Friday, September 29, 2017

Commodity return harvesting – Blend the factors to get a better return to risk mix

Research over the last few years has found that a number of factors can explain return performance in commodity futures but there has not been any exhaustive analysis of how to blend all these factors within a portfolio. This is the critical issue for many commodity investors; improving the return profile through mixing styles along with markets.

In the recent paper “Harvesting Commodity Styles: An Integrated Framework", the authors Adrian Fernandez-Perez, Ana-Maria Faeroes, Joelle Miffre has looked at a diversified portfolio of 28 markets, 11 different factor models, and 6 different portfolio weighing scheme. This is important investment management work for anyone who wants to blend commodity risk factors within a portfolio.
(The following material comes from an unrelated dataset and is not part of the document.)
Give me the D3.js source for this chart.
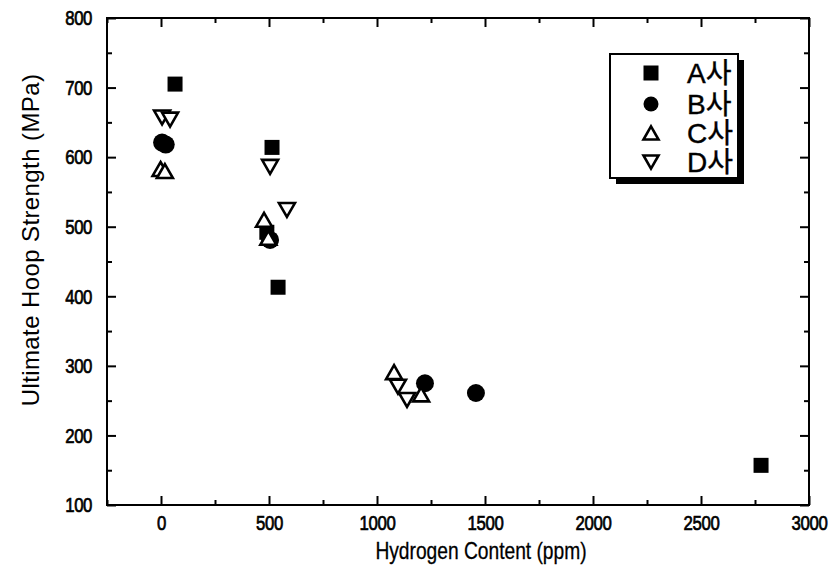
<!DOCTYPE html>
<html>
<head>
<meta charset="utf-8">
<script src="https://cdn.jsdelivr.net/npm/d3@7"></script>
<style>
  body { margin: 0; background: #fff; }
  svg { display: block; }
  .axis path { display: none; }
  .axis line { stroke: #000; stroke-width: 2; }
  .axis text { font-family: Arial, "Liberation Sans", sans-serif; font-size: 21px; fill: #000; stroke: #000; stroke-width: 0.7; letter-spacing: -0.5px; }
</style>
</head>
<body>
<script>
// values
var seriesNames = ["A사", "B사", "C사", "D사"];
var aX = [65, 514, 490, 542, 2778],  aY = [705, 614, 492, 413, 157];
var bX = [5, 22, 505, 1222, 1458],   bY = [621, 618, 481, 275, 261];
var cX = [-2, 18, 477, 497, 1079, 1204], cY = [583, 580, 510, 484, 291, 259];
var dX = [5, 42, 505, 583, 1097, 1139],  dY = [657, 654, 586, 524, 270, 251];
var xTicks = [0, 500, 1000, 1500, 2000, 2500, 3000];
var xMinor = [-250, 250, 750, 1250, 1750, 2250, 2750];
var yTicks = [100, 200, 300, 400, 500, 600, 700, 800];
var yMinor = [150, 250, 350, 450, 550, 650, 750];

var W = 837, H = 573;
var pL = 107, pR = 809, pT = 18, pB = 505;
var squeeze = 0.8;   // the scan is narrow in x

var x = d3.scaleLinear().domain([-250, 3000]).range([pL, pR]);
var y = d3.scaleLinear().domain([100, 800]).range([pB, pT]);

var svg = d3.select("body").append("svg")
    .attr("width", W)
    .attr("height", H);

// ticks, all pointing in
var xb = svg.append("g").attr("class", "axis")
    .attr("transform", "translate(0," + pB + ")")
    .call(d3.axisBottom(x).tickValues(xTicks).tickSize(-9).tickPadding(10).tickFormat(d3.format("d")));
xb.selectAll("text").attr("transform", "scale(" + squeeze + ",1)");
svg.append("g").attr("class", "axis")
    .attr("transform", "translate(0," + pB + ")")
    .call(d3.axisBottom(x).tickValues(xMinor).tickSize(-5).tickFormat(""));
svg.append("g").attr("class", "axis")
    .attr("transform", "translate(0," + pT + ")")
    .call(d3.axisTop(x).tickValues(xTicks).tickSize(-9).tickFormat(""));
svg.append("g").attr("class", "axis")
    .attr("transform", "translate(0," + pT + ")")
    .call(d3.axisTop(x).tickValues(xMinor).tickSize(-5).tickFormat(""));

var yl = svg.append("g").attr("class", "axis")
    .attr("transform", "translate(" + pL + ",0)")
    .call(d3.axisLeft(y).tickValues(yTicks).tickSize(-9).tickPadding(15));
yl.selectAll("text").attr("x", -15 / squeeze).attr("transform", "scale(" + squeeze + ",1)");
svg.append("g").attr("class", "axis")
    .attr("transform", "translate(" + pL + ",0)")
    .call(d3.axisLeft(y).tickValues(yMinor).tickSize(-5).tickFormat(""));
svg.append("g").attr("class", "axis")
    .attr("transform", "translate(" + pR + ",0)")
    .call(d3.axisRight(y).tickValues(yTicks).tickSize(-9).tickFormat(""));
svg.append("g").attr("class", "axis")
    .attr("transform", "translate(" + pR + ",0)")
    .call(d3.axisRight(y).tickValues(yMinor).tickSize(-5).tickFormat(""));

svg.append("rect")
    .attr("x", pL).attr("y", pT)
    .attr("width", pR - pL).attr("height", pB - pT)
    .attr("fill", "none").attr("stroke", "#000").attr("stroke-width", 2);

// axis titles
svg.append("text")
    .attr("transform", "translate(481,559) scale(" + squeeze + ",1)")
    .attr("text-anchor", "middle")
    .style("font-family", "Arial, 'Liberation Sans', sans-serif")
    .style("font-size", "24px")
    .style("stroke", "#000").style("stroke-width", 0.3)
    .text("Hydrogen Content (ppm)");

svg.append("text")
    .attr("transform", "translate(39,240) rotate(-90)")
    .attr("text-anchor", "middle")
    .style("font-family", "Arial, 'Liberation Sans', sans-serif")
    .style("font-size", "24px")
    .style("letter-spacing", "0.4px")
    .text("Ultimate Hoop Strength (MPa)");

// markers
function square(g, s) {
  g.append("rect").attr("x", -s / 2).attr("y", -s / 2).attr("width", s).attr("height", s)
   .attr("fill", "#000");
}
function circle(g, s) {
  g.append("circle").attr("r", s / 2).attr("fill", "#000");
}
function triUp(g, s) {
  var h = s * 0.87;
  g.append("path").attr("d", "M0," + (-h / 2) + "L" + (s / 2) + "," + (h / 2) + "L" + (-s / 2) + "," + (h / 2) + "Z")
   .attr("fill", "#fff").attr("stroke", "#000").attr("stroke-width", 2.6);
}
function triDown(g, s) {
  var h = s * 0.87;
  g.append("path").attr("d", "M0," + (h / 2) + "L" + (s / 2) + "," + (-h / 2) + "L" + (-s / 2) + "," + (-h / 2) + "Z")
   .attr("fill", "#fff").attr("stroke", "#000").attr("stroke-width", 2.6);
}

var series = [
  {xs: aX, ys: aY, draw: square, size: 15},
  {xs: bX, ys: bY, draw: circle, size: 18},
  {xs: cX, ys: cY, draw: triUp, size: 16},
  {xs: dX, ys: dY, draw: triDown, size: 16}
];

series.forEach(function (s) {
  var pts = s.xs.map(function (v, i) { return [v, s.ys[i]]; });
  svg.append("g").selectAll("g")
    .data(pts)
    .enter().append("g")
    .attr("transform", function (d) { return "translate(" + x(d[0]) + "," + y(d[1]) + ")"; })
    .each(function () { s.draw(d3.select(this), s.size); });
});

// legend
var lg = svg.append("g");
lg.append("rect").attr("x", 616).attr("y", 60).attr("width", 128).attr("height", 124).attr("fill", "#000");
lg.append("rect").attr("x", 610).attr("y", 54).attr("width", 128).attr("height", 124)
  .attr("fill", "#fff").attr("stroke", "#000").attr("stroke-width", 2);
var rowY = [73, 104, 133, 162];
seriesNames.forEach(function (name, i) {
  var g = lg.append("g").attr("transform", "translate(651," + rowY[i] + ")");
  series[i].draw(g, 15);
  lg.append("text")
    .attr("x", 687).attr("y", rowY[i] + 10)
    .style("font-family", "Arial, 'Noto Sans CJK KR', sans-serif")
    .style("font-size", "28px")
    .style("stroke", "#000").style("stroke-width", 0.4)
    .text(name);
});
</script>
</body>
</html>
Their conclusion is simple and straight-forward, equally weight all factors and you will get a more attractive return to risk portfolio than looking at any one or two factors.

There are a large number of factor models that can be used to explain returns in commodity markets but few researchers have tried to integrate them in a single portfolio structure.  Some of these are classics across all asset classes like carry, value and momentum but there are also a number that are more unique to commodities. The issue for this paper, which may be true for any asset class, is determining how to blend factors. The authors offer a set of integration approaches that can be applied to both long-short and long-only portfolios. The risk factor models tested include:
  • Term structure (backwardation/contango)
  • Hedgers’ hedging pressure
  • Speculators’ hedging pressure
  • Momentum
  • Value
  • Volatility
  • Open Interest
  • Liquidity
  • Dollar beta
  • Inflation Beta
  • Skewness 
The return to risk characteristics of these factors are dynamic and with some going negative during the large commodity down cycle. There is deterioration when they are blended but the general view is that blends will provide diversification benefit.

Each of the models can be formulated as separate long-short portfolios but the integration questions really focuses on how these factors are blended in a portfolio. The integration of factors models is one of the key portfolio building issues facing investment managers. The authors test six different blending mechanisms;
  • Equally Weighted Integration (EWI)
  • Optimal Integration (OI)
  • Rotation of Styles Integration (RSI)
  • Volatility of Styles Integration (VTI)
  • Cross-Sectional Pricing Integration (CSI)
  • Principal-Components Integration (PCI)
The numbers show declines over the down portion of the super-cycle but the equal weighted outperforms the other combinations. 
The research finds the equal weighted approach does better than those dynamic approaches that may be subject to estimation risk. The individual risk factors all have high volatility and variable performance and the combinations do not show stability. The lesson is clear, use the combination of factors available but keep it simple when it comes to portfolio integration. The value-added even exists after accounting for transaction costs. 

Unfortunately, the equally weighted portfolio did not always outperform the GSCI index. The Sharpe ratio between 1992-2016 was negative while the index was slightly positive. While it is able to better control risk, the factor model cannot generate positive returns in all sub-periods. More work on how to properly manage a commodity portfolio needs to be done but this research provides an improved roadmap.